Un altro errore fu di convocare l’assemblea a Versailles, sperando che lo sfarzo della reggia intimorisse i borghesi del Terzo Stato, che invece si indignarono per tutto quel lusso che pagavano con tasse da capestro e affrontarono ancor più agguerriti il dibattito. Già nelle procedure preliminari si giocavano tutto. Nobili e clero volevano votare per “stato”, sicuri di vincere 2 a 1, Per questo il Terzo Stato si impuntò sul voto pro capite: i suoi 578 deputati avrebbero battuto i 270 voti dei nobili e i 291 dei chierici, anche sommati. I lavori si bloccarono per mesi, ma l’adesione del basso clero, che era a contatto con la fame della povera gente, e di alcuni nobili liberali e seguaci delle teorie illuministe indusse i deputati del Terzo Stato (che di fatto rappresentavano circa il 98% della popolazione francese) a proclamarsi Assemblea Nazionale per procedere alle riforme. La risposta del Re fu provocatoria: con la scusa di lavori chiuse la sala in cui avrebbero dovuto riunirsi. Allora su proposta del deputato Joseph-Ignace Guillotin tutti si spostarono in una sala vicina e abbastanza vasta, adibita al gioco della pallacorda. Il presidente dell’assemblea, l’astronomo Jean Sylvain Bailly salì su un tavolo per essere visto dalle centinaia di persone che affollavano la palestra e propose il famoso Giuramento della pallacorda – scritto da Jean-Baptiste-Pierre Bevière. Fu anche il primo a pronunciarlo e a sottoscriverlo. Tutti lo imitarono, firmando il documento, e giurando solennemente «di non separarsi mai e di riunirsi ovunque le circostanze l’avrebbero richiesto, fino a che non fosse stata stabilita e affermata su solide fondamenta una Costituzione per il regno francese». Era il 20 giugno 1789, cominciava la Rivoluzione Francese.

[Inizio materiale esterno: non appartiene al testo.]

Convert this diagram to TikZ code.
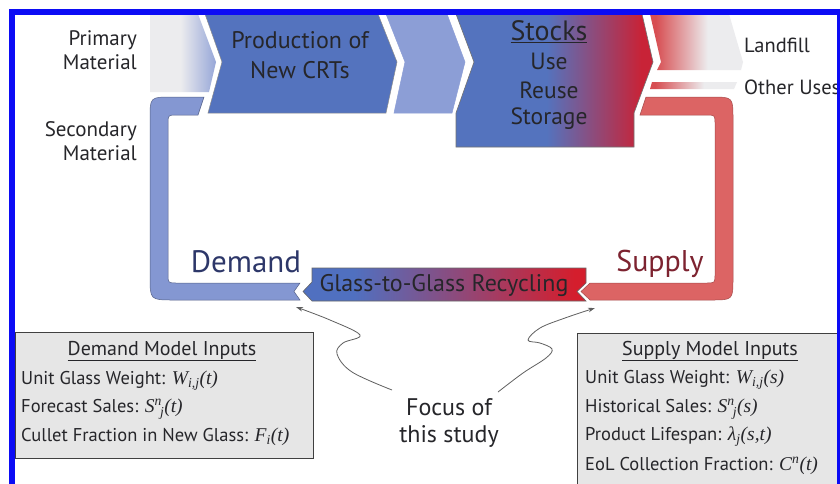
\documentclass[tikz,border=0pt]{standalone}
\usepackage{fontspec}
\setmainfont{PT Sans}
\newfontfamily\tnr{Liberation Serif}
\newcommand\vv[1]{{\tnr\itshape\fontsize{19.5}{20}\selectfont #1}}
\usetikzlibrary{arrows.meta}
\definecolor{dblue}{RGB}{84,115,190}
\definecolor{lblue}{RGB}{140,158,214}
\definecolor{pblue}{RGB}{132,151,210}
\definecolor{sred}{RGB}{200,35,55}
\definecolor{rblue}{RGB}{80,112,192}
\definecolor{rred}{RGB}{212,30,45}
\definecolor{pred}{RGB}{220,100,100}
\definecolor{lred}{RGB}{215,78,82}
\definecolor{lgray}{RGB}{236,236,238}
\definecolor{gblue}{RGB}{150,166,216}
\definecolor{txt}{RGB}{38,38,42}
\definecolor{dtxt}{RGB}{45,55,105}
\definecolor{stxt}{RGB}{125,35,48}
\definecolor{frameblue}{RGB}{12,12,245}
\definecolor{boxgray}{RGB}{230,230,230}
\definecolor{arrowgray}{RGB}{95,95,95}
\pgfdeclarehorizontalshading{stockshade}{100bp}{color(0bp)=(dblue); color(48bp)=(dblue); color(72bp)=(sred); color(100bp)=(sred)}
\pgfdeclarehorizontalshading{recshade}{100bp}{color(0bp)=(rblue); color(34bp)=(rblue); color(73bp)=(rred); color(100bp)=(rred)}
\pgfdeclarehorizontalshading{landshade}{100bp}{color(0bp)=(lred); color(28bp)=(lred); color(56bp)=(lgray); color(100bp)=(lgray)}
\pgfdeclarehorizontalshading{primshade}{100bp}{color(0bp)=(lgray); color(48bp)=(lgray); color(75bp)=(gblue); color(100bp)=(gblue)}
\tikzset{
  lbl/.style={text=txt, inner sep=0pt, align=center},
  side/.style={lbl, font=\fontsize{21}{24.5}\selectfont, align=right, anchor=east},
  chev/.style={draw=black!45, line width=0.5},
  boxstyle/.style={draw=black!75, fill=boxgray, line width=1.3, inner sep=0pt},
  boxline/.style={lbl, anchor=west, font=\fontsize{18.5}{20}\selectfont},
  boxtitle/.style={lbl, font=\fontsize{20}{22}\selectfont},
  focusarrow/.style={draw=arrowgray, line width=0.8, -{Stealth[length=7pt,width=4.5pt]}}
}
\begin{document}
\begin{tikzpicture}[x=1pt,y=-1pt]
\useasboundingbox (0,0) rectangle (840,483);
\clip (0,0) rectangle (840,483);
\fill[white] (0,0) rectangle (840,483);
% primary material inflow
\path[shading=primshade] (150,14) -- (198,14) -- (216,62) -- (209,92) -- (150,92) -- cycle;
% chevrons
\filldraw[chev, fill=dblue] (205,14) -- (378,14) -- (397,62) -- (386,113) -- (208,113) -- (222,62) -- cycle;
\filldraw[chev, fill=lblue, draw=lblue] (386,14) -- (447,14) -- (465,62) -- (452,113) -- (394,113) -- (405,62) -- cycle;
\path[shading=stockshade, draw=black!55, line width=0.6] (456,14) -- (642,14) -- (653,62) -- (634,113) -- (634,147) -- (456,147) -- (456,113) -- (474,62) -- cycle;
% outflows
\path[shading=landshade] (650,14) -- (729,14) -- (743,62) -- (741,70) -- (657,70) -- (661,62) -- cycle;
\path[shading=landshade] (652,82) -- (737,82) -- (734,89) -- (650,89) -- cycle;
% demand pipe
\filldraw[fill=pblue, draw=black!35!pblue, line width=0.5]
  (204,97) -- (172,97) .. controls (150,97) .. (150,119) -- (150,276) .. controls (150,300) .. (174,300)
  -- (300,300) -- (294,291.5) -- (300,283) -- (177,283) .. controls (168,283) .. (168,274)
  -- (168,124) .. controls (168,115) .. (177,115) -- (198,115) -- cycle;
% supply pipe
\filldraw[fill=pred, draw=black!25!pred, line width=0.5]
  (646,97) -- (711,97) .. controls (733,97) .. (733,119) -- (733,278) .. controls (733,300) .. (711,300)
  -- (590,300) -- (581,291.5) -- (590,283) -- (706,283) .. controls (715,283) .. (715,274)
  -- (715,124) .. controls (715,115) .. (706,115) -- (640,115) -- cycle;
% recycling arrow
\path[shading=recshade, draw=black!60, line width=0.6] (312,268) -- (586,268) -- (586,283) -- (577,291.5) -- (586,301) -- (312,301) -- (303,291.5) -- (312,282) -- cycle;
% texts
\node[side] (prim) at (137,50) {Primary\\Material};
\node[side] (sec) at (137,141) {Secondary\\Material};
\node[lbl, font=\fontsize{24}{30}\selectfont] (prod) at (300,55) {Production of\\New CRTs};
\node[lbl, font=\fontsize{28}{30}\selectfont] (stocks) at (549,32) {\underline{Stocks}};
\node[lbl, font=\fontsize{23.5}{26}\selectfont] (use) at (549,61) {Use};
\node[lbl, font=\fontsize{23.5}{26}\selectfont] (reuse) at (549,90) {Reuse};
\node[lbl, font=\fontsize{23.5}{26}\selectfont] (storage) at (549,119) {Storage};
\node[lbl, anchor=west, font=\fontsize{20.5}{24}\selectfont] (landfill) at (744,45) {Landfill};
\node[lbl, anchor=west, font=\fontsize{20.5}{24}\selectfont] (other) at (744,87) {Other Uses};
\node[lbl, text=dtxt, font=\fontsize{31}{34}\selectfont] (demand) at (246,262) {Demand};
\node[lbl, text=stxt, font=\fontsize{30}{34}\selectfont] (supply) at (660,264) {Supply};
\node[lbl, font=\fontsize{24}{26}\selectfont] (recyc) at (444,285) {Glass-to-Glass Recycling};
\node[lbl, font=\fontsize{24}{27}\selectfont] (focus) at (449,423) {Focus of\\this study};
% input boxes
\node[boxstyle, anchor=north west, minimum width=298pt, minimum height=126pt] (dbox) at (15,332) {};
\node[boxtitle] (dtitle) at (162,351) {\underline{Demand Model Inputs}};
\node[boxline] (d1) at (21,381) {Unit Glass Weight: \vv{W\textsubscript{i,j}(t)}};
\node[boxline] (d2) at (21,409) {Forecast Sales: \vv{S\textsuperscript{n}\kern-0.1em\textsubscript{j}(t)}};
\node[boxline] (d3) at (21,437) {Cullet Fraction in New Glass: \vv{F\textsubscript{i}(t)}};
\node[boxstyle, anchor=north west, minimum width=280pt, minimum height=170pt] (sbox) at (577,333) {};
\node[boxtitle] (stitle) at (710,351) {\underline{Supply Model Inputs}};
\node[boxline] (s1) at (585,380) {Unit Glass Weight: \vv{W\textsubscript{i,j}(s)}};
\node[boxline] (s2) at (585,409) {Historical Sales: \vv{S\textsuperscript{n}\kern-0.1em\textsubscript{j}(s)}};
\node[boxline] (s3) at (585,437) {Product Lifespan: \vv{λ\textsubscript{j}(s,t)}};
\node[boxline] (s4) at (585,466) {EoL Collection Fraction: \vv{C\textsuperscript{n}(t)}};
% focus arrows
\coordinate (dtip) at (296,307);
\coordinate (stip) at (595,308);
\coordinate (fl) at (392,390);
\coordinate (fr) at (498,392);
\draw[focusarrow] plot[smooth, tension=0.6] coordinates {(fl) (352,372) (337,354) (343,343) (360,335) (330,320) (dtip)};
\draw[focusarrow] plot[smooth, tension=0.6] coordinates {(fr) (523,373) (546,358) (552,349) (540,343) (528,340) (540,328) (565,318) (stip)};
% frame
\draw[frameblue, line width=6] (12,12) rectangle (840,520);
\end{tikzpicture}
\end{document}
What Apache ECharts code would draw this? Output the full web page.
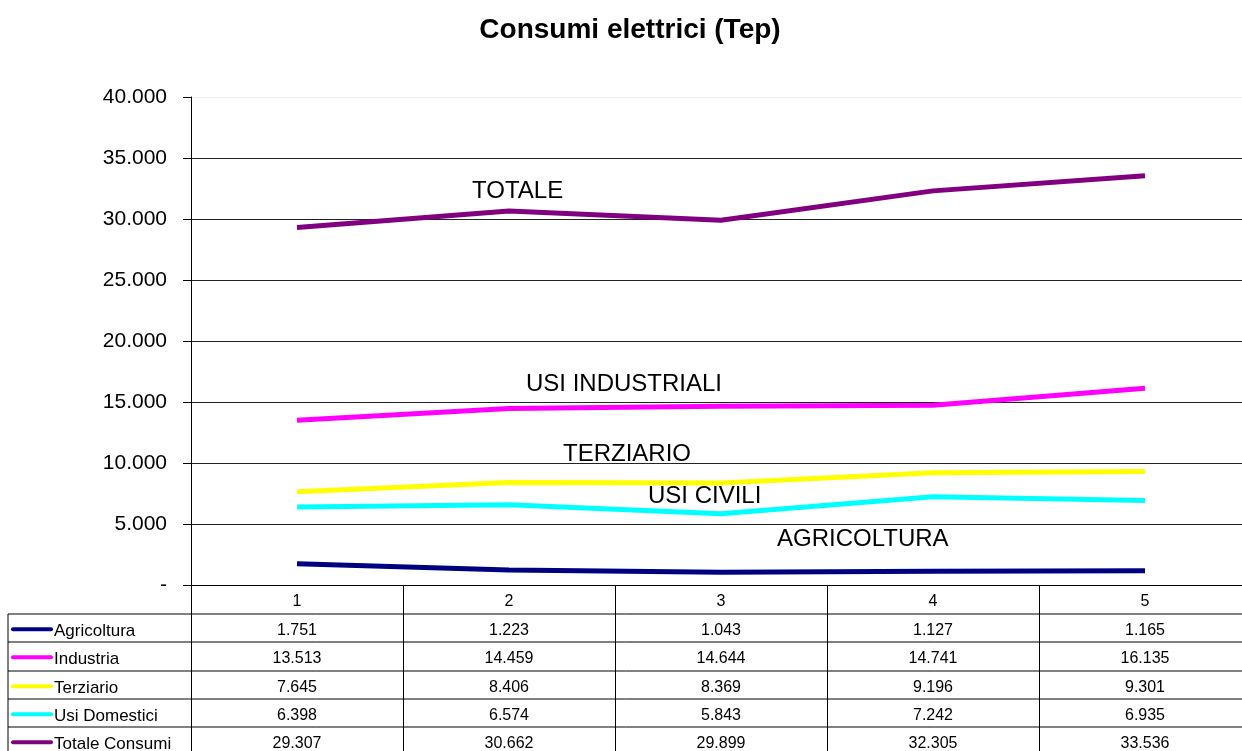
<!DOCTYPE html>
<html>
<head>
<meta charset="utf-8">
<script src="https://cdn.jsdelivr.net/npm/echarts@6/dist/echarts.min.js"></script>
<style>
  html, body { margin: 0; padding: 0; background: #fff; }
  #main { width: 1242px; height: 751px; }
</style>
</head>
<body>
<div id="main"></div>
<script>
// dati
const anni = ['1', '2', '3', '4', '5'];
const agricoltura = [1751, 1223, 1043, 1127, 1165];
const industria = [13513, 14459, 14644, 14741, 16135];
const terziario = [7645, 8406, 8369, 9196, 9301];
const usiDomestici = [6398, 6574, 5843, 7242, 6935];
const totaleConsumi = [29307, 30662, 29899, 32305, 33536];
const nomiSerie = ['Agricoltura', 'Industria', 'Terziario', 'Usi Domestici', 'Totale Consumi'];
const coloriSerie = ['#000080', '#ff00ff', '#ffff00', '#00ffff', '#800080'];
const etichette = [
  { testo: 'TOTALE', x: 472, y: 191 },
  { testo: 'USI INDUSTRIALI', x: 526, y: 384 },
  { testo: 'TERZIARIO', x: 563, y: 454 },
  { testo: 'USI CIVILI', x: 648, y: 496 },
  { testo: 'AGRICOLTURA', x: 777, y: 539 }
];

const valori = [agricoltura, industria, terziario, usiDomestici, totaleConsumi];
const font = 'Liberation Sans, Arial, sans-serif';

// separatore delle migliaia all'italiana
function fmt(v) {
  return String(v).replace(/\B(?=(\d{3})+(?!\d))/g, '.');
}

const chart = echarts.init(document.getElementById('main'));

// la linea dei 40.000 in alto è quasi invisibile
const coloriGriglia = ['#222', '#222', '#222', '#222', '#222', '#222', '#222', '#222', '#f2f2f2'];

const option = {
  animation: false,
  grid: { left: 191, right: -9, top: 97, bottom: 166, outerBoundsMode: 'none' },
  xAxis: {
    type: 'category',
    data: anni,
    boundaryGap: true,
    axisLine: { lineStyle: { color: '#000', width: 1 } },
    axisTick: { show: true, length: 166, lineStyle: { color: '#000' } },
    axisLabel: { margin: 9, fontFamily: font, fontSize: 16, color: '#000' }
  },
  yAxis: {
    type: 'value',
    min: 0,
    max: 40000,
    interval: 5000,
    axisLine: { show: true, lineStyle: { color: '#000' } },
    axisTick: { show: true, length: 8, lineStyle: { color: '#000' } },
    axisLabel: {
      margin: 24,
      fontFamily: font,
      fontSize: 21,
      color: '#000',
      formatter: v => (v === 0 ? '-' : fmt(v))
    },
    splitLine: { show: true, lineStyle: { color: coloriGriglia, width: 1 } }
  },
  series: valori.map((d, i) => ({
    name: nomiSerie[i],
    type: 'line',
    data: d,
    symbol: 'none',
    lineStyle: { color: coloriSerie[i], width: 5 },
    itemStyle: { color: coloriSerie[i] }
  }))
};

chart.setOption(option);

// titolo, etichette e tabella dati sotto il grafico
const grafica = [];
grafica.push({
  type: 'text',
  x: 630,
  y: 30,
  style: {
    text: 'Consumi elettrici (Tep)',
    font: 'bold 28px ' + font,
    fill: '#000',
    align: 'center',
    verticalAlign: 'middle'
  }
});

const xSinistra = 8;
const xDestra = chart.convertToPixel({ xAxisIndex: 0 }, 4) + 106;
const righeY = [614, 642, 671, 699, 727];
const altezzaRiga = 28.3;

righeY.forEach(y => {
  grafica.push({
    type: 'line',
    shape: { x1: xSinistra, y1: y, x2: xDestra, y2: y },
    style: { stroke: '#000', lineWidth: 1 }
  });
});
grafica.push({
  type: 'line',
  shape: { x1: xSinistra, y1: righeY[0], x2: xSinistra, y2: 751 },
  style: { stroke: '#000', lineWidth: 1 }
});

nomiSerie.forEach((nome, i) => {
  const yc = righeY[i] + altezzaRiga / 2;
  grafica.push({
    type: 'line',
    shape: { x1: 13, y1: yc + 1, x2: 51, y2: yc + 1 },
    style: { stroke: coloriSerie[i], lineWidth: 4, lineCap: 'round' }
  });
  grafica.push({
    type: 'text',
    x: 54,
    y: yc + 3,
    style: { text: nome, font: '17px ' + font, fill: '#000', verticalAlign: 'middle' }
  });
  valori[i].forEach((v, j) => {
    grafica.push({
      type: 'text',
      x: chart.convertToPixel({ xAxisIndex: 0 }, j),
      y: yc + 2,
      style: { text: fmt(v), font: '16px ' + font, fill: '#000', align: 'center', verticalAlign: 'middle' }
    });
  });
});

etichette.forEach(e => {
  grafica.push({
    type: 'text',
    x: e.x,
    y: e.y,
    style: { text: e.testo, font: '24px ' + font, fill: '#000', verticalAlign: 'middle' }
  });
});

chart.setOption({ graphic: grafica });
</script>
</body>
</html>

Jacques-Louis David, “Il giuramento della Pallacorda”
1791, Musée Carnavalet, Paris
Processo verbale della prestazione del giuramento della pallacorda: firme (Archivi nazionali francesi – AE-I-5)

Le Serment du Jeu de Paume

«L’Assemblée nationale, considérant qu’appelée à fixer la constitution du royaume, opérer la régénération de l’ordre public et maintenir les vrais principes de la monarchie, rien ne peut empêcher qu’elle continue ses délibérations dans quelque lieu qu’elle soit forcée de s’établir, et qu’enfin, partout où ses membres sont réunis, là est l’Assemblée nationale; Arrête que tous les membres de cette assemblée prêteront, à l’instant, serment solennel de ne jamais se séparer, et de se rassembler partout où les circonstances l’exigeront, jusqu’à ce que la Constitution du royaume soit établie et affermie sur des fondements solides, et que ledit serment étant prêté, tous les membres et chacun d’eux en particulier confirmeront, par leur signature, cette résolution inébranlable.

«L’assemblea nazionale, considerandosi chiamata a definire la costituzione del regno, a operare la rigenerazione dell’ordine pubblico e a mantenere i veri princìpi della monarchia, nulla può impedire che essa continui le proprie delibere in un qualunque luogo dove essa sia costretta a stabilirsi, e che infine, ovunque i suoi membri siano riuniti, là vi è l’Assemblea nazionale; Decreta che tutti i membri di questa assemblea prestino, immediatamente, giuramento solenne di non separarsi mai, e di riunirsi ovunque le circostanze lo richiederanno, fino a che la Costituzione del regno sia definita e affermata su solide basi, e prestato che sia il detto giuramento, tutti i membri e ciascuno di loro in particolare confermeranno, con la loro firma, questa risoluzione inamovibile.